Dr Abida Bano has a PhD in Political Science from the USA as a Fulbright scholar. Her specialization is Comparative Politics (Democratization, Civil Society, and Social Movements as subfields and political theory as a minor). During her PhD, she received intensive training in research methodologies at the Institute for Qualitative and Multimethod Research (IQMR) at the Maxwell School of Citizenship and Public Affairs, Syracuse University, New York. Alongside this, she completed a year-long teaching and mentoring certificate program with the Office of Faculty Development at Western Michigan University, USA. She is a life member of the National Political Science Honor Society (PI SIGMA ALPHA – Michigan Chapter) of the United States for her academic excellence. She has also completed a year-long program on Developing Women’s Leadership in Higher Education (2023-2024) from Michigan State University, USA.
Before joining the department of Political Science, she taught at the department of Gender Studies and the Institute of Peace and Conflict Studies at the University of Peshawar for more than a decade. She has also worked in administrative positions in the department of Gender Studies and the Institute of Peace and Conflict Studies. Her research interests include gender and politics; formal and informal institutions; political violence & social movements; terrorist organizations; radicalization & violent extremism, among others.
Dr Abida Bano has several travel and research awards (APSA, BASAS, Sangat, Kartini-Sephis) and short-term research fellowships (Colibri-HU, & Berlin Center of Global Engagement – BCGE) to her credit. During her stays at IIAW and Humboldt University, Berlin, she has contributed as an Associate Editor to IQAS and South Asia Chronicle, authored and co-authored chapters and articles, and led workshops on decolonizing methodologies and on borderless research interaction.
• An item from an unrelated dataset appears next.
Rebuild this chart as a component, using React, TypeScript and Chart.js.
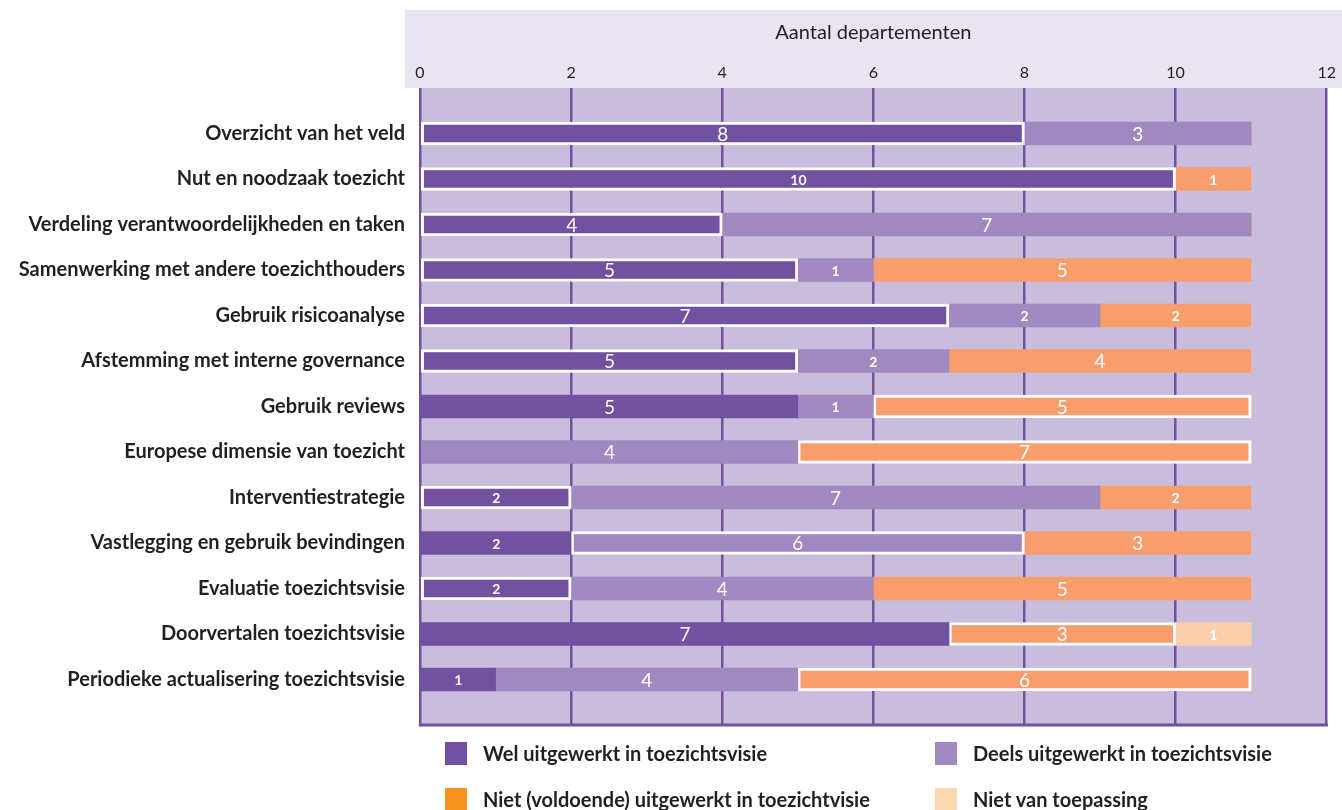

She has published papers in both international and national peer-reviewed journals, including Contemporary South Asia and the International Quarterly of South Asian Studies (IQAS). She actively participates in national and international conferences to update her scholarship and network for research collaboration. She has supervised M.Phil. and PhD theses/dissertations on diverse topics, including terrorist alliances in the Northwestern borderlands of Pakistan, governance issues in merged districts (formality & informal rules), gender and climate change, social sciences, resilience-building among youth, displacement and Afghan musicians, and peacebuilding in Afghanistan, among others.